All of a sudden all these coincidences...
Sounds like Axelrod got control of Rove’s weather machine.
I was watching the storm from about 12 miles SW of the tank farm last night. It was quite a vivid display.
The Gulf spill
The Dallas pipeline explosion
There was one other, IIRC
Now, a gas station in NC.
Once. OK, a coincidence, even IF THE FIRST ONE WAS at the time of the Waco/Saddam Hussein birthday/Hitler birthday anniversary. Twice? ‘Interesting.’
But three times makes a straight line in any plane.
And here come the feds....
The tanks right next to I-40? Hope not.
Checked the news, yes.
Yep. i-40 splits the tank farm, I don’t know if the fire was on the north or south side of the highway.
This one was lighting.
I guess there were witnesses, so it must have been.
I appreciate the response.
Obama will address this in about 50 days from now...
You need to tighten your tinfoil hat.
That pipeline explosion was not too far from my wife's home place in Glen Rose, TX. A guy digging holes for big metal power poles drilled right into a high pressure 36" gas pipeline with a big power auger rig.

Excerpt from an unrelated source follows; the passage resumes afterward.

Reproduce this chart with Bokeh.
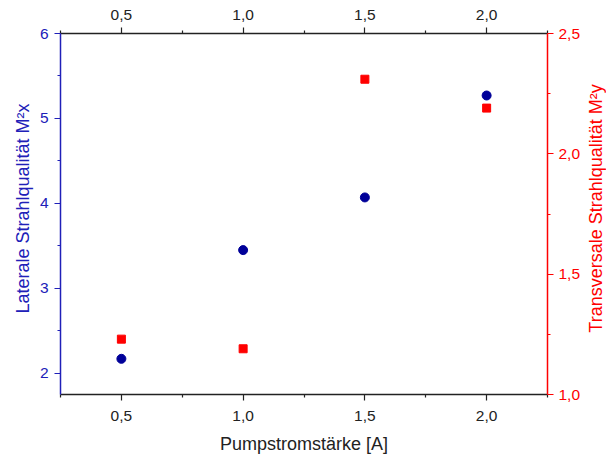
import math
from bokeh.plotting import figure
from bokeh.layouts import row
from bokeh.models import Range1d, LinearAxis, FixedTicker, CustomJSTickFormatter
from bokeh.core.properties import value
from bokeh.embed import file_html
from bokeh.resources import INLINE

current = [0.5, 1.0, 1.5, 2.0]
m2x = [2.17, 3.45, 4.07, 5.27]
m2y = [1.23, 1.19, 2.31, 2.19]

x_ticks = [0.5, 1.0, 1.5, 2.0]
x_minor = [0.25, 0.75, 1.25, 1.75, 2.25]
left_ticks = [2, 3, 4, 5, 6]
left_minor = [2.5, 3.5, 4.5, 5.5]
right_ticks = [1.0, 1.5, 2.0, 2.5]
right_minor = [1.25, 1.75, 2.25]

left_title_text = "Laterale Strahlqualität M²x"
right_title_text = "Transversale Strahlqualität M²y"

BLUE = "#2020b8"
NAVY = "#000099"
RED = "#ff0000"
FONT = "Liberation Sans"

p = figure(width=549, height=457, output_backend="svg", toolbar_location=None,
           x_range=Range1d(0.25, 2.25), y_range=Range1d(1.75, 6.0),
           min_border_left=26, min_border_right=36, min_border_top=33, min_border_bottom=63,
           x_axis_location=None, y_axis_location=None)
p.outline_line_color = None
p.grid.visible = False
p.background_fill_color = "white"
p.border_fill_color = "white"
p.extra_y_ranges = {"right": Range1d(1.0, 2.5)}

fmt1 = CustomJSTickFormatter(code="return tick.toFixed(1).replace('.', ',');")
fmt0 = CustomJSTickFormatter(code="return tick.toFixed(0);")

def style(ax, color, label_color):
    ax.axis_line_color = color
    ax.axis_line_width = 1.5
    ax.major_tick_line_color = color
    ax.minor_tick_line_color = color
    ax.major_tick_line_width = 1.2
    ax.minor_tick_line_width = 1.2
    ax.major_tick_in = 0
    ax.major_tick_out = 6
    ax.minor_tick_in = 0
    ax.minor_tick_out = 3
    ax.major_label_text_font = FONT
    ax.major_label_text_font_size = "15.5px"
    ax.major_label_text_color = label_color
    ax.axis_label_text_font = FONT
    ax.axis_label_text_font_size = "18px"
    ax.axis_label_text_font_style = "normal"
    ax.axis_label_text_color = label_color

bottom = LinearAxis(ticker=FixedTicker(ticks=x_ticks, minor_ticks=x_minor), formatter=fmt1,
                    axis_label="Pumpstromstärke [A]")
style(bottom, "#222222", "#222222")
bottom.major_label_standoff = 10
bottom.axis_label_standoff = 10
p.add_layout(bottom, "below")

top = LinearAxis(ticker=FixedTicker(ticks=x_ticks, minor_ticks=x_minor), formatter=fmt1)
style(top, "#222222", "#222222")
top.major_label_standoff = 8
p.add_layout(top, "above")

left = LinearAxis(ticker=FixedTicker(ticks=left_ticks, minor_ticks=left_minor), formatter=fmt0)
style(left, BLUE, BLUE)
left.major_label_standoff = 6
p.add_layout(left, "left")

right = LinearAxis(y_range_name="right",
                   ticker=FixedTicker(ticks=right_ticks, minor_ticks=right_minor), formatter=fmt1)
style(right, RED, RED)
right.major_label_standoff = 5
p.add_layout(right, "right")

p.scatter(current, m2x, marker="circle", size=9, fill_color=NAVY, line_color=NAVY)
p.scatter(current, m2y, marker="square", size=8, fill_color=RED, line_color=RED,
          y_range_name="right")

def side_panel(w, x, text, color):
    s = figure(width=w, height=457, output_backend="svg", toolbar_location=None,
               x_range=Range1d(0, w), y_range=Range1d(457, 0),
               min_border_left=0, min_border_right=0, min_border_top=0, min_border_bottom=0)
    s.axis.visible = False
    s.grid.visible = False
    s.outline_line_color = None
    s.text(x=[x], y=[221.5], text=[text], angle=math.pi / 2,
           text_align="center", text_baseline="middle",
           text_font=value(FONT), text_font_size="18px", text_color=color)
    return s

left_side = side_panel(34, 22.5, left_title_text, BLUE)
right_side = side_panel(23, 12.5, right_title_text, RED)

layout = row(left_side, p, right_side, spacing=0)
open("out.html", "w").write(file_html(layout, INLINE))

The blast flipped that truck over and tossed it several yards, and the heat melted it. The blast tossed the operator's body over two hundred yards.
The only "terrorist" involved was the dumb@$$ engineer who staked out that hole in the middle of a very obvious pipeline ROW...
Set back a bit, but clearly visible. If anything caught on fire in that tank farm that section of I-40 would not be a good place to be.
The tanker trucks are always failing to make the turn on that exit and shutting down that road (which I have to traverse regularly. One actually got stuck there and closed down I-40E for the better part of a day.
Thank you for the post.
There are only two possibitilies of so many occurrences: both are intentional.
Two, the wrath of God toward America.
Each instance of the 4 occurrences falls in one of those two categories.
I didn’t have your eloquent explanation of the Texas incident. That, however, still leaves 3 events, which still fits the proof of extention into infinity in all planes.
Now, we the people know why the borders remain unprotected. The Regime is assembling an army here on American soil. History will be filled by accounts of the victorious jihadists and their disabiling attacks upon America,
This really is the age of paranoia.
My step daughter used to live over that way. We took the airport exit, so am familiar w/ the area.
Those tanks always looked like they were ripe for an easy terrorist attack.
Most folks aren't aware that most petroleum storage tans have floating tops -- which float flush atop the contents to prevent vapor accumulation.
In a petrochem plant in Texas City, Texas, while sheltering from a thunderstorm with my construction crew, I saw lightning hit a storage tank about 200 feet away. Flame briefly licked around the lid seal, then settled down to a small flame from the vent pipe.
At that point, the situation was stable and not dangerous. However, several oldtimers who had lived through the 1947 Texas City ship explosion disaster took off and ran 3/8 mile through the storm to their cars and left for the day. Can't say that I blamed them...
You're correct: lightning frequently causes tank farm fires. Few of them are serious, and even if the tank ruptures, the fire berms surrounding the tanks usually confine the blaze to a limited area.
Something is very wrong with that statement: a "pipe" containing almost twice the volume of two tanks? No way!